More complex queries are possible with Emu; later chapters will discuss using the graphical interface to the query tool which allows you to build up a custom utterance list, and to view the utterances from which each segment came with a click of the mouse. With a simple database like this one, only single level queries are possible (we could search for A segments followed by nasals for instance with the query [Phonetic=A -> Phonetic=n|m|N]). To take advantage of the full capabilities of Emu, we need to superimpose a hierarchical description of the utterance on the Phonetic level labels, including, for example, syllable, word and phrase level structure. These topics are covered in later chapters.

Extracting Data

To complete our simple example we will now extract speech data for each of the segments which matched the query above. To do this we must first save the segment list in a file: the easiest way is to use the -o option to emuquery:

unix% emuquery -o test.seg test '*' 'Phonetic=A' 
windows:> emuquery -o test.seg test * "Phonetic=A" 
	  

now the segment list will be written to the file test.seg instead of being printed to the screen.

Using this segment list we will now extract formant data at the midpoint of each vowel for which the command is:

unix% get_track -c 0.5 test.seg fm test
windows:> gettrack -c 0.5 test.seg fm test
	  

This command asks for data for the segment list stored in test.seg on track fm (formants) cut at the midpoint (the -c 0.5 part) with the results being stored in the file with basename test. This should produce a file test.dat which contains the following:

567.954 1470.69 2222.27 2988.12
543.007 1599.88 2362.44 3485.31
491.082 1580.24 2320.8  3390.59
536.617 1604.64 2308.16 3355.14
	  

These are the four formant values at the midpoint of each segment.

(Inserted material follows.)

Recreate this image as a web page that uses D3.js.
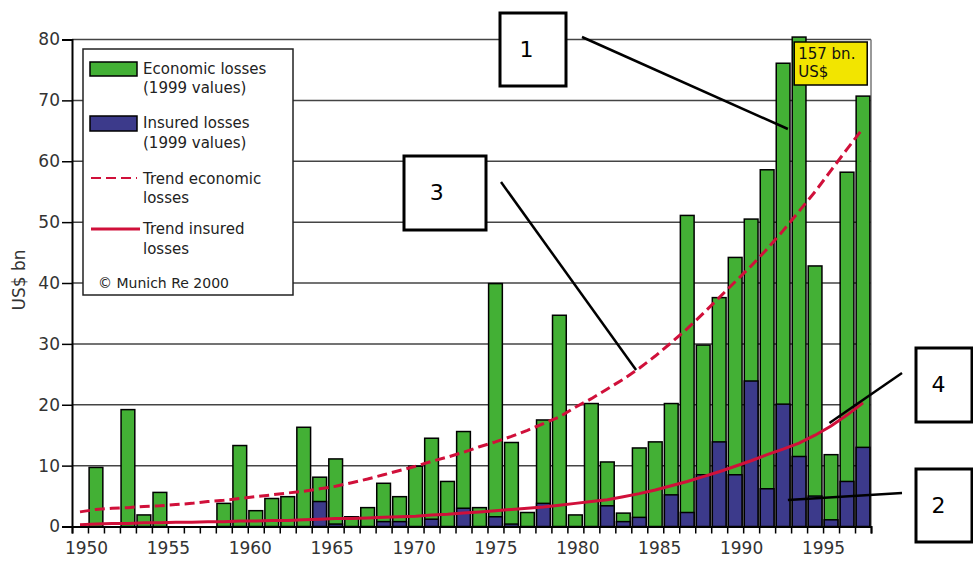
<!DOCTYPE html>
<html lang="en">

<head>
    <meta charset="UTF-8">
    <title>Great natural catastrophes 1950-1999</title>
    <script src="https://d3js.org/d3.v7.min.js"></script>
    <style>
        body { margin: 0; background: white; }
        svg text { font-family: "DejaVu Sans", sans-serif; }
    </style>
</head>

<body>
    <script>
        // categories: one bar per year
        const years = d3.range(1950, 2000);

        // economic losses, US$ bn (1999 values)
        const economicLosses = [0, 9.7, 0, 19.2, 1.9, 5.6, 0, 0, 0, 3.8,
            13.3, 2.6, 4.6, 4.9, 16.3, 8.1, 11.1, 1.6, 3.1, 7.1,
            4.9, 9.9, 14.5, 7.4, 15.6, 3.1, 39.9, 13.8, 2.3, 17.5,
            34.7, 1.9, 20.2, 10.6, 2.2, 12.9, 13.9, 20.2, 51.1, 29.8,
            37.6, 44.2, 50.5, 58.6, 76.1, 157, 42.8, 11.8, 58.2, 70.7];

        // insured losses, US$ bn (1999 values)
        const insuredLosses = [0, 0, 0, 0, 0, 0, 0, 0, 0, 0,
            0, 0, 0, 0, 0, 4.1, 0.4, 0, 0, 0.8,
            0.8, 0, 1.2, 0, 3.0, 0, 1.6, 0.4, 0, 3.8,
            0, 0, 0, 3.4, 0.8, 1.5, 0, 5.2, 2.3, 8.5,
            13.9, 8.5, 23.9, 6.2, 20.1, 11.5, 5.0, 1.1, 7.4, 13.0];

        // trend curves
        const trendEconomic = [2.4, 2.8, 3.0, 3.1, 3.3, 3.4, 3.6, 3.8, 4.1, 4.3,
            4.6, 4.9, 5.2, 5.5, 5.8, 6.2, 6.6, 7.2, 7.8, 8.5,
            9.2, 9.9, 10.7, 11.4, 12.2, 13.1, 13.9, 14.8, 15.8, 16.9,
            18.0, 19.6, 21.0, 22.6, 24.2, 26.0, 28.0, 30.2, 32.5, 35.0,
            37.6, 40.2, 42.8, 45.6, 48.6, 51.8, 55.0, 58.5, 62.0, 65.4];

        const trendInsured = [0.3, 0.4, 0.5, 0.5, 0.6, 0.6, 0.7, 0.7, 0.8, 0.8,
            0.9, 0.9, 1.0, 1.0, 1.1, 1.2, 1.3, 1.3, 1.4, 1.5,
            1.6, 1.7, 1.9, 2.0, 2.2, 2.4, 2.6, 2.8, 3.0, 3.2,
            3.5, 3.8, 4.1, 4.4, 4.9, 5.4, 6.0, 6.7, 7.4, 8.2,
            9.0, 9.9, 10.8, 11.8, 12.7, 13.7, 15.0, 16.5, 18.3, 20.3];

        const yTicks = [0, 10, 20, 30, 40, 50, 60, 70, 80];
        const xLabels = [1950, 1955, 1960, 1965, 1970, 1975, 1980, 1985, 1990, 1995];

        // numbered call-outs: box in page pixels, tip in data units (year, US$ bn)
        const callouts = [
            { label: "1", box: [500, 13, 66, 73], from: [582, 37], tip: [1994.8, 65.3] },
            { label: "3", box: [404, 156, 82, 74], from: [501, 182], tip: [1985.3, 25.7] },
            { label: "4", box: [916, 348, 56, 74], from: [902, 373], tip: [1997.4, 17.0] },
            { label: "2", box: [916, 469, 56, 73], from: [902, 493], tip: [1994.8, 4.35] }
        ];

        const width = 973;
        const height = 561;
        const plotLeft = 72, plotRight = 871, plotTop = 39.5, plotBottom = 526.5;
        const shownMax = 80.4;   // the 1995 bar is cut just above the frame

        const green = "#43b035";
        const navy = "#3c3a8b";
        const red = "#d0103a";

        const data = years.map((yr, i) => ({
            year: yr,
            econ: economicLosses[i],
            ins: insuredLosses[i],
            tEcon: trendEconomic[i],
            tIns: trendInsured[i]
        }));

        const svg = d3.select("body").append("svg")
            .attr("width", width)
            .attr("height", height)
            .style("background", "white");

        const x = d3.scaleBand()
            .domain(years)
            .range([plotLeft, plotRight])
            .paddingInner(0.14)
            .paddingOuter(0.07);

        // continuous year scale for tick marks and call-out tips
        const xEdge = d3.scaleLinear().domain([1950, 2000]).range([plotLeft, plotRight]);
        // labels on the original sit a little off the bar grid
        const xLabel = d3.scaleLinear().domain([1950, 1995]).range([86, 823]);

        const y = d3.scaleLinear().domain([0, 80]).range([plotBottom, plotTop]);

        // grid
        svg.append("g")
            .selectAll("line")
            .data(yTicks.filter(d => d > 0))
            .enter()
            .append("line")
            .attr("x1", plotLeft).attr("x2", plotRight)
            .attr("y1", d => y(d)).attr("y2", d => y(d))
            .attr("stroke", "#444")
            .attr("stroke-width", 1.5);

        // right border
        svg.append("line")
            .attr("x1", plotRight).attr("x2", plotRight)
            .attr("y1", plotTop).attr("y2", plotBottom)
            .attr("stroke", "#777")
            .attr("stroke-width", 1.5);

        // bars
        const bars = svg.append("g");
        bars.selectAll(".econ")
            .data(data.filter(d => d.econ > 0))
            .enter()
            .append("rect")
            .attr("class", "econ")
            .attr("x", d => x(d.year))
            .attr("width", x.bandwidth())
            .attr("y", d => y(Math.min(d.econ, shownMax)))
            .attr("height", d => y(0) - y(Math.min(d.econ, shownMax)))
            .attr("fill", green)
            .attr("stroke", "black")
            .attr("stroke-width", 1.5);

        bars.selectAll(".ins")
            .data(data.filter(d => d.ins > 0))
            .enter()
            .append("rect")
            .attr("class", "ins")
            .attr("x", d => x(d.year))
            .attr("width", x.bandwidth())
            .attr("y", d => y(d.ins))
            .attr("height", d => y(0) - y(d.ins))
            .attr("fill", navy)
            .attr("stroke", "black")
            .attr("stroke-width", 1.5);

        // trend lines
        const cx = d => x(d.year) + x.bandwidth() / 2;
        svg.append("path")
            .datum(data)
            .attr("fill", "none")
            .attr("stroke", red)
            .attr("stroke-width", 3)
            .attr("stroke-dasharray", "10,5")
            .attr("d", d3.line().x(cx).y(d => y(d.tEcon)));

        svg.append("path")
            .datum(data)
            .attr("fill", "none")
            .attr("stroke", red)
            .attr("stroke-width", 3)
            .attr("d", d3.line().x(cx).y(d => y(d.tIns)));

        // y axis
        const yAxis = svg.append("g")
            .attr("transform", "translate(" + plotLeft + ",0)")
            .call(d3.axisLeft(y).tickValues(yTicks).tickSize(10).tickPadding(2));
        yAxis.select(".domain").attr("stroke", "black").attr("stroke-width", 2);
        yAxis.selectAll(".tick line").attr("stroke", "black").attr("stroke-width", 1.5);
        yAxis.selectAll("text")
            .attr("font-size", 17)
            .attr("font-family", "DejaVu Sans")
            .attr("fill", "#333");

        svg.append("text")
            .attr("transform", "translate(25,280) rotate(-90)")
            .attr("text-anchor", "middle")
            .attr("font-size", 17)
            .attr("fill", "#333")
            .text("US$ bn");

        // x axis: tick marks on year boundaries
        const xTickAxis = svg.append("g")
            .attr("transform", "translate(0," + plotBottom + ")")
            .call(d3.axisBottom(xEdge).tickValues(d3.range(1950, 2001)).tickSize(7).tickFormat(""));
        xTickAxis.select(".domain").attr("stroke", "black").attr("stroke-width", 2);
        xTickAxis.selectAll(".tick line").attr("stroke", "black").attr("stroke-width", 1.5);

        // x axis labels
        const xLabelAxis = svg.append("g")
            .attr("transform", "translate(0," + plotBottom + ")")
            .call(d3.axisBottom(xLabel).tickValues(xLabels).tickFormat(d3.format("d")).tickSize(0).tickPadding(15));
        xLabelAxis.select(".domain").remove();
        xLabelAxis.selectAll("text")
            .attr("font-size", 17)
            .attr("font-family", "DejaVu Sans")
            .attr("fill", "#333");

        // legend
        const legend = svg.append("g");
        legend.append("rect")
            .attr("x", 83).attr("y", 49).attr("width", 210).attr("height", 246)
            .attr("fill", "white").attr("stroke", "#222").attr("stroke-width", 1.5);
        legend.append("rect")
            .attr("x", 90).attr("y", 62).attr("width", 47).attr("height", 14)
            .attr("fill", green).attr("stroke", "black").attr("stroke-width", 1.5);
        legend.append("rect")
            .attr("x", 90).attr("y", 116).attr("width", 47).attr("height", 15)
            .attr("fill", navy).attr("stroke", "black").attr("stroke-width", 1.5);
        legend.append("line")
            .attr("x1", 91).attr("x2", 137).attr("y1", 178).attr("y2", 178)
            .attr("stroke", red).attr("stroke-width", 1.8).attr("stroke-dasharray", "10,5");
        legend.append("line")
            .attr("x1", 91).attr("x2", 140).attr("y1", 229).attr("y2", 229)
            .attr("stroke", red).attr("stroke-width", 3);

        const legendText = [
            ["Economic losses", 74], ["(1999 values)", 93],
            ["Insured losses", 128], ["(1999 values)", 148],
            ["Trend economic", 184], ["losses", 203],
            ["Trend insured", 234], ["losses", 254]
        ];
        legend.selectAll(".lt")
            .data(legendText)
            .enter()
            .append("text")
            .attr("class", "lt")
            .attr("x", 143)
            .attr("y", d => d[1])
            .attr("font-size", 15)
            .attr("fill", "#222")
            .text(d => d[0]);
        legend.append("text")
            .attr("x", 98).attr("y", 288)
            .attr("font-size", 14)
            .attr("fill", "#222")
            .text("\u00a9 Munich Re 2000");

        // 157 bn label on the cut 1995 bar
        const big = data.find(d => d.econ > shownMax);
        svg.append("rect")
            .attr("x", x(big.year) + 2).attr("y", 42).attr("width", 73).attr("height", 43)
            .attr("fill", "#f2e500").attr("stroke", "black").attr("stroke-width", 1.5);
        svg.append("text")
            .attr("x", x(big.year) + 6).attr("y", 59)
            .attr("font-size", 15).attr("fill", "#111")
            .text(big.econ + " bn.");
        svg.append("text")
            .attr("x", x(big.year) + 6).attr("y", 77)
            .attr("font-size", 15).attr("fill", "#111")
            .text("US$");

        // call-outs
        const co = svg.append("g");
        co.selectAll("line")
            .data(callouts)
            .enter()
            .append("line")
            .attr("x1", d => d.from[0]).attr("y1", d => d.from[1])
            .attr("x2", d => xEdge(d.tip[0])).attr("y2", d => y(d.tip[1]))
            .attr("stroke", "black")
            .attr("stroke-width", 2.5);
        co.selectAll("rect")
            .data(callouts)
            .enter()
            .append("rect")
            .attr("x", d => d.box[0]).attr("y", d => d.box[1])
            .attr("width", d => d.box[2]).attr("height", d => d.box[3])
            .attr("fill", "white")
            .attr("stroke", "black")
            .attr("stroke-width", 3);
        co.selectAll("text")
            .data(callouts)
            .enter()
            .append("text")
            .attr("x", d => d.box[0] + d.box[2] * 0.4)
            .attr("y", d => d.box[1] + d.box[3] * 0.5 + 7)
            .attr("text-anchor", "middle")
            .attr("font-family", "Liberation Serif, serif")
            .attr("font-size", 22)
            .attr("fill", "black")
            .text(d => d.label);
    </script>
</body>

</html>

If you want to extract all the data for each segment, then you should omit the -c 0.5 option to get_track. In this case the result is two files, one containing the data, with the extension dat, and a second, with the extension tim containing three columns: the number of samples for the segment, the time of the first sample and the time of the last sample. For example if we redo the example above the file test.tim contains:

27      1404.5  1539.5
33      1839.5  2004.5
23      1649.5  1764.5
26      3029.5  3159.5

This tells us that the first segment contains 27 samples which start at time 1404.5 ms and end at time 1539.5 ms. Note that these times are not the same as those in the segment list (1401.15 and 1541.15) since they correspond to the time of the first and last samples for this track. If we extracted the sampled speech data (which has a much higher sample rate) we would get different times yet again. Emu extracts data from the first sample after the requested start time to the last sample before the requested end time.

Having extracted this data it can now be passed to your favourite analysis tool for further work. For example you could load it into a spreadsheet or data plotting package. Emu provides a set of extensions for two statistical packages (Xlisp-Stat and Splus) which are tailored to speech research. Details of these are provided in a later section.

Notes

[1]

Note that the * needs to be quoted in Unix to prevent it being expanded by the shell. It is good practice to also quote the query since it may contain embedded spaces -- note though that on Windows 95 double quotes must be used.